Speech Detection Setup
Human speech detection is performed using Google's Speech API. Audio files are recorded, then processed through Google's platform. Google Speech will process the audio, and return a transcript of what it believes was said as well as a confidence score.
To run speech detection, perform the following steps:
- Ensure there is no folder titled with the current year on the running directory. If there is, delete it.
- Start
roscore
- Start the logging node with
rosrun detection_logger visual_logger
- Start the audio listener node with
rosrun audio_raw_saver save_raw_data
- Start the audio detection node with
rosrun audio_detection audio_detection
- Start the audio stream with
roslaunch audio_capture capture.launch
Audio will now be saved to a subdirectory under a folder titled with the current year, in another folder titled with the current month, then a folder titled the current day, and finally in a folder titled "audio". Audio files are stored sequentially as .wav
files, with incrementing file names following the pattern audio0.wav
, audio1.wav
, audio2.wav
, and so on.
There may be skips in these saved files.
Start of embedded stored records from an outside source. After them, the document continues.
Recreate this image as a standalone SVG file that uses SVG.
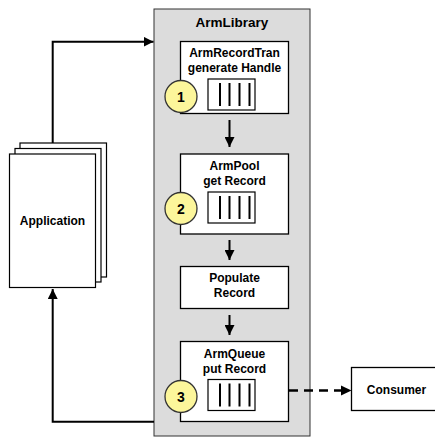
<svg xmlns="http://www.w3.org/2000/svg" width="435" height="438" viewBox="0 0 435 438">
  <style>
    text { font-family: "Liberation Sans", Arial, sans-serif; font-weight: bold; fill: #000; text-anchor: middle; }
    .lbl { font-size: 12px; }
    .title { font-size: 13.5px; }
    .num { font-size: 14px; }
    .box { fill: #fff; stroke: #000; stroke-width: 1.3; }
    .page { fill: #fff; stroke: #000; stroke-width: 1.2; }
    .slot { fill: #fff; stroke: #000; stroke-width: 1.2; }
    .bar { stroke: #000; stroke-width: 2; }
    .badge { fill: #fcf69b; stroke: #333; stroke-width: 1.3; }
    .flow { fill: none; stroke: #000; stroke-width: 2; }
    .dash { fill: none; stroke: #000; stroke-width: 2.5; stroke-dasharray: 9 6; }
  </style>
  <defs>
    <marker id="head" viewBox="0 0 10 10" refX="10" refY="5" markerWidth="5" markerHeight="5" orient="auto" markerUnits="strokeWidth">
      <path d="M0,0 L10,5 L0,10 Z" fill="#000"/>
    </marker>
    <g id="slots">
      <rect class="slot" x="0" y="0" width="47" height="31"/>
      <line class="bar" x1="12" y1="4" x2="12" y2="27"/>
      <line class="bar" x1="21.5" y1="4" x2="21.5" y2="27"/>
      <line class="bar" x1="31.5" y1="4" x2="31.5" y2="27"/>
      <line class="bar" x1="41.5" y1="4" x2="41.5" y2="27"/>
    </g>
  </defs>

  <!-- library container -->
  <g id="armlibrary">
    <rect x="154" y="9" width="156" height="427" fill="#dcdcdc" stroke="#333" stroke-width="1"/>
    <text class="title" x="232" y="27">ArmLibrary</text>
  </g>

  <!-- application (stacked pages) -->
  <g id="application">
    <rect class="page" x="20" y="143" width="86.5" height="134"/>
    <rect class="page" x="15" y="148.5" width="86" height="133.5"/>
    <rect class="page" x="9.5" y="154" width="86" height="133.5"/>
    <text class="lbl" x="52.5" y="225">Application</text>
  </g>

  <!-- step 1 -->
  <g id="record-tran">
    <rect class="box" x="180.5" y="41.5" width="108" height="72"/>
    <text class="lbl" x="234.5" y="57">ArmRecordTran</text>
    <text class="lbl" x="234.5" y="71.5">generate Handle</text>
    <use href="#slots" x="208" y="79"/>
    <circle class="badge" cx="181" cy="96.5" r="16"/>
    <text class="num" x="181" y="101.5">1</text>
  </g>

  <!-- step 2 -->
  <g id="pool">
    <rect class="box" x="180.5" y="154" width="108" height="80"/>
    <text class="lbl" x="234.5" y="169.5">ArmPool</text>
    <text class="lbl" x="234.5" y="184.5">get Record</text>
    <use href="#slots" x="208" y="192"/>
    <circle class="badge" cx="181" cy="208.5" r="16"/>
    <text class="num" x="181" y="213.5">2</text>
  </g>

  <!-- populate -->
  <g id="populate">
    <rect class="box" x="180.5" y="266.5" width="108" height="42"/>
    <text class="lbl" x="234.5" y="282">Populate</text>
    <text class="lbl" x="234.5" y="297">Record</text>
  </g>

  <!-- step 3 -->
  <g id="queue">
    <rect class="box" x="180.5" y="341.5" width="108" height="80"/>
    <text class="lbl" x="234.5" y="357.5">ArmQueue</text>
    <text class="lbl" x="234.5" y="372.5">put Record</text>
    <use href="#slots" x="208" y="379.5"/>
    <circle class="badge" cx="181" cy="396.5" r="16"/>
    <text class="num" x="181" y="401.5">3</text>
  </g>

  <!-- consumer (runs past the right edge) -->
  <g id="consumer">
    <rect class="box" x="351.5" y="367.5" width="92" height="43"/>
    <text class="lbl" x="396.5" y="394">Consumer</text>
  </g>

  <!-- connectors -->
  <g id="connectors">
    <path class="flow" d="M52.7,143 V41.7 H153.5" marker-end="url(#head)"/>
    <path class="flow" d="M154,421.7 H52.7 V289" marker-end="url(#head)"/>
    <path class="flow" d="M229.5,120 V147" marker-end="url(#head)"/>
    <path class="flow" d="M229.5,240 V260" marker-end="url(#head)"/>
    <path class="flow" d="M229.5,315 V335" marker-end="url(#head)"/>
    <path class="dash" d="M289,390.5 H343"/>
    <path d="M341,385.5 L351.5,390.5 L341,395.5 Z" fill="#000"/>
  </g>
</svg>
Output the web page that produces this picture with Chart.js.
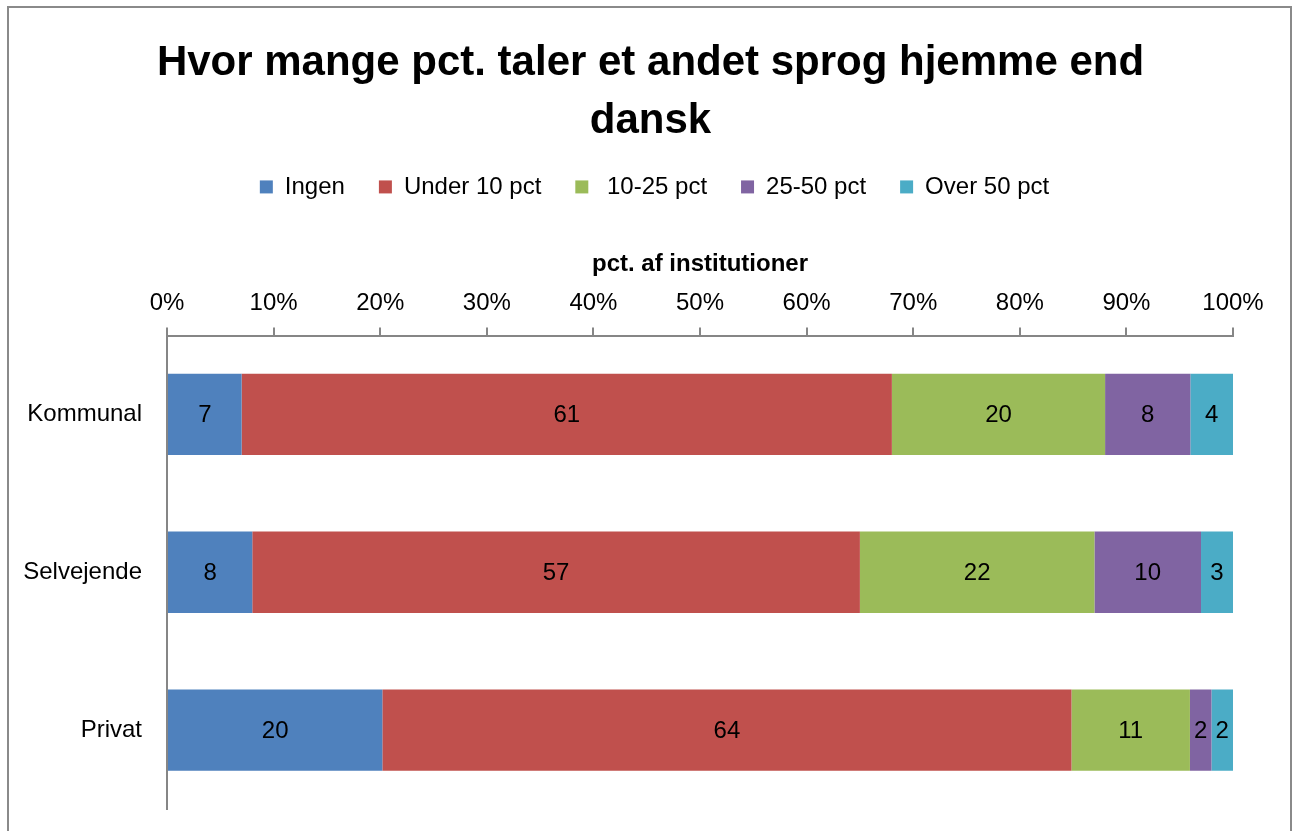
<!DOCTYPE html>
<html>
<head>
<meta charset="utf-8">
<script src="https://cdn.jsdelivr.net/npm/chart.js@4.4.1/dist/chart.umd.min.js"></script>
<style>
  html, body { margin: 0; padding: 0; background: #fff; }
  #wrap { position: relative; width: 1293px; height: 831px; }
</style>
</head>
<body>
<div id="wrap"><canvas id="c" width="1293" height="831"></canvas></div>
<script>
const titleLines = ['Hvor mange pct. taler et andet sprog hjemme end', 'dansk'];
const axisTitle = 'pct. af institutioner';
const categories = ['Kommunal', 'Selvejende', 'Privat'];
const seriesNames = ['Ingen', 'Under 10 pct', ' 10-25 pct', '25-50 pct', 'Over 50 pct'];
const ingen = [7, 8, 20];
const under10 = [61, 57, 64];
const p10to25 = [20, 22, 11];
const p25to50 = [8, 10, 2];
const over50 = [4, 3, 2];
const xTicks = [0, 10, 20, 30, 40, 50, 60, 70, 80, 90, 100];

const rawSeries = [ingen, under10, p10to25, p25to50, over50];
const colors = ['#4F81BD', '#C0504D', '#9BBB59', '#8064A2', '#4BACC6'];
const totals = categories.map((_, i) => rawSeries.reduce((s, arr) => s + arr[i], 0));

const FONT = "'Liberation Sans', Arial, sans-serif";

const frame = {
  id: 'frame',
  beforeDraw(chart) {
    const ctx = chart.ctx;
    ctx.save();
    ctx.fillStyle = '#fff';
    ctx.fillRect(0, 0, chart.width, chart.height);
    ctx.strokeStyle = '#8a8a8a';
    ctx.lineWidth = 2;
    ctx.strokeRect(8, 7, 1283, 900);
    ctx.restore();
  }
};

// Title and legend are centred on the whole frame, not on the plot area
const blockShift = {
  id: 'blockShift',
  afterLayout(chart) {
    if (chart.titleBlock) {
      chart.titleBlock.left += 29;
      chart.titleBlock.right += 29;
    }
    if (chart.legend) {
      chart.legend.left += 33;
      chart.legend.right += 33;
    }
  }
};

const dataLabels = {
  id: 'dataLabels',
  afterDatasetsDraw(chart) {
    const ctx = chart.ctx;
    ctx.save();
    ctx.fillStyle = '#000';
    ctx.font = '24px ' + FONT;
    ctx.textAlign = 'center';
    ctx.textBaseline = 'middle';
    chart.data.datasets.forEach((ds, di) => {
      const meta = chart.getDatasetMeta(di);
      meta.data.forEach((bar, i) => {
        const raw = ds.raw[i];
        const x = (bar.x + bar.base) / 2;
        ctx.fillText(String(raw), x, bar.y + 1);
      });
    });
    ctx.restore();
  }
};

new Chart(document.getElementById('c'), {
  type: 'bar',
  data: {
    labels: categories,
    datasets: rawSeries.map((arr, k) => ({
      label: seriesNames[k],
      raw: arr,
      data: arr.map((v, i) => v / totals[i] * 100),
      backgroundColor: colors[k],
      borderWidth: 0,
      categoryPercentage: 1,
      barPercentage: 0.515
    }))
  },
  options: {
    indexAxis: 'y',
    responsive: false,
    animation: false,
    layout: { padding: { top: 10, left: 10, right: 60, bottom: 22 } },
    plugins: {
      title: {
        display: true,
        text: titleLines,
        color: '#000',
        font: { family: FONT, size: 42, weight: 'bold', lineHeight: 1.38 },
        padding: { top: 24, bottom: -9 }
      },
      legend: {
        display: true,
        position: 'top',
        labels: {
          color: '#000',
          font: { family: FONT, size: 24 },
          boxWidth: 13,
          boxHeight: 13,
          padding: 34
        }
      },
      tooltip: { enabled: false }
    },
    scales: {
      x: {
        position: 'top',
        stacked: true,
        min: 0,
        max: 100,
        afterBuildTicks(scale) { scale.ticks = xTicks.map(v => ({ value: v })); },
        ticks: {
          color: '#000',
          font: { family: FONT, size: 24 },
          padding: 10,
          maxRotation: 0,
          callback: v => v + '%'
        },
        grid: {
          drawOnChartArea: false,
          drawTicks: true,
          tickLength: 8,
          color: '#868686',
          lineWidth: 2
        },
        border: { color: '#868686', width: 2 },
        title: {
          display: true,
          text: axisTitle,
          color: '#000',
          font: { family: FONT, size: 24, weight: 'bold' },
          padding: { top: 41, bottom: 0 }
        }
      },
      y: {
        stacked: true,
        afterFit(scale) {
          scale.width = 157;
          scale.paddingTop = 0;
          scale.paddingBottom = 0;
        },
        ticks: {
          color: '#000',
          font: { family: FONT, size: 24 },
          padding: 25
        },
        grid: { display: true, drawOnChartArea: false, drawTicks: false, color: '#868686' },
        border: { color: '#868686', width: 2 }
      }
    }
  },
  plugins: [frame, blockShift, dataLabels]
});
</script>
</body>
</html>
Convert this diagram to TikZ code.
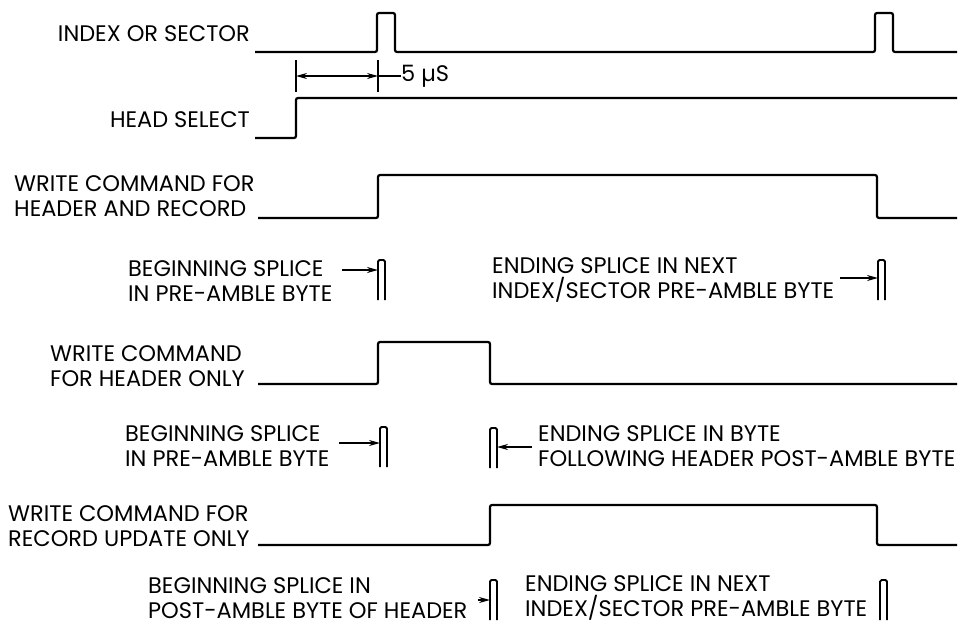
\documentclass[tikz,border=0pt]{standalone}
\usepackage{fontspec}
\setmainfont{Poppins}
\usetikzlibrary{arrows.meta}

\tikzset{
  wave/.style={line width=2.2pt, rounded corners=2pt},
  lbl/.style={font=\fontsize{22.5}{25}\selectfont, inner sep=0pt, align=left},
  splice/.style={line width=1.8pt, rounded corners=1.5pt},
  ptr/.style={line width=1.5pt, -{Stealth[length=11pt,width=6pt]}},
  dim/.style={line width=1.3pt},
}

% splice marker: name, x, top
\newcommand{\splicemark}[3]{%
  \draw[splice] (#2,#3+40) -- (#2,#3) -- (#2+7,#3) -- (#2+7,#3+40);
  \coordinate (#1) at (#2,#3);
}

\begin{document}
\begin{tikzpicture}[x=1pt, y=-1pt]
  \useasboundingbox (0,0) rectangle (968,637);

  % index or sector
  \node[lbl, anchor=east] (idx) at (250,34) {INDEX OR SECTOR};
  \draw[wave] (255,52) -- (377,52) -- (377,13) -- (395,13) -- (395,52)
    -- (875,52) -- (875,13) -- (893,13) -- (893,52) -- (957,52);

  % 5 us between head select and index
  \coordinate (tl) at (296,76);
  \coordinate (tr) at (378,76);
  \draw[dim] (296,60) -- (296,92);
  \draw[dim] (378,60) -- (378,92);
  \draw[dim, {Stealth[length=11pt,width=6pt]}-{Stealth[length=11pt,width=6pt]}] (tl) -- (tr);
  \node[lbl, anchor=west] (us) at (401,76) {5 µS};
  \draw[dim] (tr) -- (us.west);

  % head select
  \node[lbl, anchor=east] (hs) at (250,120) {HEAD SELECT};
  \draw[wave] (255,138) -- (296,138) -- (296,98) -- (957,98);

  % header and record
  \node[lbl, anchor=west] (hr) at (14,196) {WRITE COMMAND FOR\\HEADER AND RECORD};
  \draw[wave] (258,218) -- (378,218) -- (378,175) -- (877,175) -- (877,218) -- (957,218);

  \node[lbl, anchor=west] (bs1) at (128,281) {BEGINNING SPLICE\\IN PRE-AMBLE BYTE};
  \splicemark{m1}{378}{260}
  \draw[ptr] ([xshift=9pt]bs1.east |- 0,270) -- (m1 |- 0,270);
  \node[lbl, anchor=west] (es1) at (492,280) {ENDING SPLICE IN NEXT\\INDEX/SECTOR PRE-AMBLE BYTE};
  \splicemark{m2}{878}{260}
  \draw[ptr] ([xshift=6pt]es1.east |- 0,278) -- (m2 |- 0,278);

  % header only
  \node[lbl, anchor=west] (ho) at (50,366) {WRITE COMMAND\\FOR HEADER ONLY};
  \draw[wave] (258,384) -- (378,384) -- (378,342) -- (490,342) -- (490,384) -- (957,384);

  \node[lbl, anchor=west] (bs2) at (125,446) {BEGINNING SPLICE\\IN PRE-AMBLE BYTE};
  \splicemark{m3}{380}{427}
  \draw[ptr] ([xshift=9pt]bs2.east |- 0,443) -- (m3 |- 0,443);
  \node[lbl, anchor=west] (es2) at (538,446) {ENDING SPLICE IN BYTE\\FOLLOWING HEADER POST-AMBLE BYTE};
  \splicemark{m4}{490}{428}
  \draw[ptr] ([xshift=-6pt]es2.west |- 0,447) -- ([xshift=7pt]m4 |- 0,447);

  % record update only
  \node[lbl, anchor=west] (ru) at (8,526) {WRITE COMMAND FOR\\RECORD UPDATE ONLY};
  \draw[wave] (258,545) -- (490,545) -- (490,505) -- (877,505) -- (877,545) -- (957,545);

  \node[lbl, anchor=west] (bs3) at (148,598) {BEGINNING SPLICE IN\\POST-AMBLE BYTE OF HEADER};
  \splicemark{m5}{490}{580}
  \draw[ptr] ([xshift=10pt]bs3.east |- 0,600) -- (m5 |- 0,600);
  \node[lbl, anchor=west] (es3) at (525,598) {ENDING SPLICE IN NEXT\\INDEX/SECTOR PRE-AMBLE BYTE};
  \splicemark{m6}{880}{580}
\end{tikzpicture}
\end{document}
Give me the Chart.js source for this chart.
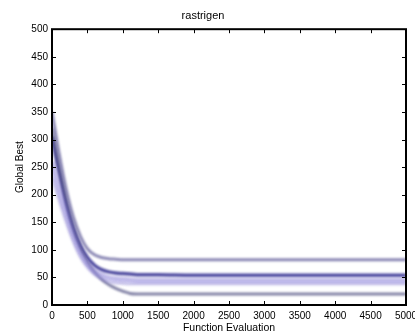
<!DOCTYPE html>
<html>
<head>
<meta charset="utf-8">
<script src="https://cdn.jsdelivr.net/npm/chart.js@4"></script>
<style>
  html, body { margin: 0; padding: 0; background: #fff; }
  #wrap { width: 415px; height: 334px; }
</style>
</head>
<body>
<div id="wrap"><canvas id="c" width="415" height="334"></canvas></div>
<script>
// function evaluations (x) and best value per run
const evals = [0, 100, 200, 300, 400, 500, 600, 700, 800, 900, 1000, 1100, 1200, 1500, 2000, 3000, 4000, 5000];
const run1 = [350, 275, 210, 160, 125, 102, 91, 86, 84, 83, 82, 82, 82, 82, 82, 82, 82, 82];
const run2 = [305, 242, 185, 140, 108, 86, 72, 64, 60, 58, 57, 56, 55, 55, 54, 54, 54, 54];
const run3 = [260, 212, 168, 128, 97, 76, 62, 55, 50, 48, 47, 46, 45, 45, 45, 45, 45, 45];
const run4 = [230, 190, 150, 115, 87, 68, 55, 47, 42, 40, 39, 38, 38, 38, 38, 38, 38, 38];
const run5 = [320, 248, 185, 138, 103, 78, 60, 47, 37, 30, 25, 21, 20, 20, 20, 20, 20, 20];
const xTicks = [0, 500, 1000, 1500, 2000, 2500, 3000, 3500, 4000, 4500, 5000];
const yTicks = [0, 50, 100, 150, 200, 250, 300, 350, 400, 450, 500];

const font = "'Liberation Sans', Arial, sans-serif";

function pts(vals) {
    return evals.map((x, i) => ({ x: x, y: vals[i] }));
}

// blur the lines a bit, like the smeared screenshot
const blurLines = {
    id: 'blurLines',
    beforeDatasetsDraw(chart) {
        chart.ctx.save();
        chart.ctx.filter = 'blur(1.2px)';
    },
    afterDatasetsDraw(chart) {
        chart.ctx.restore();
    }
};

// matlab style box with inward ticks on all sides
const boxTicks = {
    id: 'boxTicks',
    afterDraw(chart) {
        const ctx = chart.ctx;
        const a = chart.chartArea;
        const xs = chart.scales.x, ys = chart.scales.y;
        ctx.save();
        ctx.strokeStyle = '#000';
        ctx.lineWidth = 2;
        ctx.strokeRect(a.left, a.top, a.right - a.left, a.bottom - a.top);
        ctx.lineWidth = 1;
        ctx.beginPath();
        xTicks.forEach(v => {
            const px = Math.round(xs.getPixelForValue(v)) + 0.5;
            ctx.moveTo(px, a.bottom); ctx.lineTo(px, a.bottom - 4);
            ctx.moveTo(px, a.top); ctx.lineTo(px, a.top + 4);
        });
        yTicks.forEach(v => {
            const py = Math.round(ys.getPixelForValue(v)) + 0.5;
            ctx.moveTo(a.left, py); ctx.lineTo(a.left + 4, py);
            ctx.moveTo(a.right, py); ctx.lineTo(a.right - 4, py);
        });
        ctx.stroke();
        ctx.restore();
    }
};

new Chart(document.getElementById('c'), {
    type: 'line',
    data: {
        datasets: [
            { data: pts(run4), borderColor: 'rgba(120, 110, 200, 0.35)', borderWidth: 3, fill: false },
            { data: pts(run3), borderColor: 'rgba(130, 120, 210, 0.45)', borderWidth: 5, backgroundColor: 'rgba(185, 180, 240, 0.35)', fill: '-1' },
            { data: pts(run5), borderColor: 'rgba(80, 80, 130, 0.7)', borderWidth: 3, fill: false },
            { data: pts(run1), borderColor: 'rgba(90, 85, 150, 0.7)', borderWidth: 3, fill: false },
            { data: pts(run2), borderColor: 'rgba(60, 55, 150, 0.9)', borderWidth: 3.5, fill: false }
        ]
    },
    options: {
        responsive: false,
        animation: false,
        elements: {
            point: { radius: 0 },
            line: { tension: 0.35 }
        },
        layout: { padding: { left: 0, right: 9, top: 0, bottom: 0 } },
        plugins: {
            legend: { display: false },
            tooltip: { enabled: false },
            title: {
                display: true,
                text: 'rastrigen',
                color: '#000',
                font: { family: font, size: 11, weight: 'normal' },
                padding: { top: 9, bottom: 7 }
            }
        },
        scales: {
            x: {
                type: 'linear',
                min: 0,
                max: 5000,
                afterBuildTicks: s => { s.ticks = xTicks.map(v => ({ value: v })); },
                afterFit: s => { s.height = 29; s.paddingLeft = 0; s.paddingRight = 0; },
                grid: { display: false, drawTicks: false, tickLength: 0 },
                border: { display: false },
                ticks: {
                    color: '#000',
                    padding: 5,
                    maxRotation: 0,
                    autoSkip: false,
                    callback: v => String(v),
                    font: { family: font, size: 10 }
                },
                title: {
                    display: true,
                    text: 'Function Evaluation',
                    color: '#000',
                    padding: { top: 0, bottom: 0 },
                    font: { family: font, size: 10.5 }
                }
            },
            y: {
                min: 0,
                max: 500,
                afterBuildTicks: s => { s.ticks = yTicks.map(v => ({ value: v })); },
                afterFit: s => { s.width = 52; },
                grid: { display: false, drawTicks: false, tickLength: 0 },
                border: { display: false },
                ticks: {
                    color: '#000',
                    padding: 4,
                    autoSkip: false,
                    callback: v => String(v),
                    font: { family: font, size: 10 }
                },
                title: {
                    display: true,
                    text: 'Global Best',
                    color: '#000',
                    padding: { top: 14, bottom: 0 },
                    font: { family: font, size: 10 }
                }
            }
        }
    },
    plugins: [blurLines, boxTicks]
});
</script>
</body>
</html>
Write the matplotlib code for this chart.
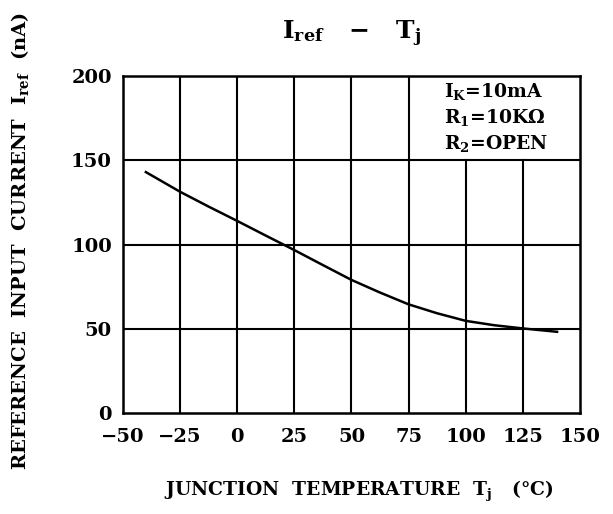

When a file is processed, and no chance of human voice is detected, the file will automatically be deleted, and a query will not be generated.
When a file has human voice detected, the file will be saved, and a record of it will be kept in a folder titled "text", in the same subdirectory as the "audio" folder. The file is titled output.txt
, and will keep a record of the file type, the confidence of human voice, and the location/name of the audio file it is referencing.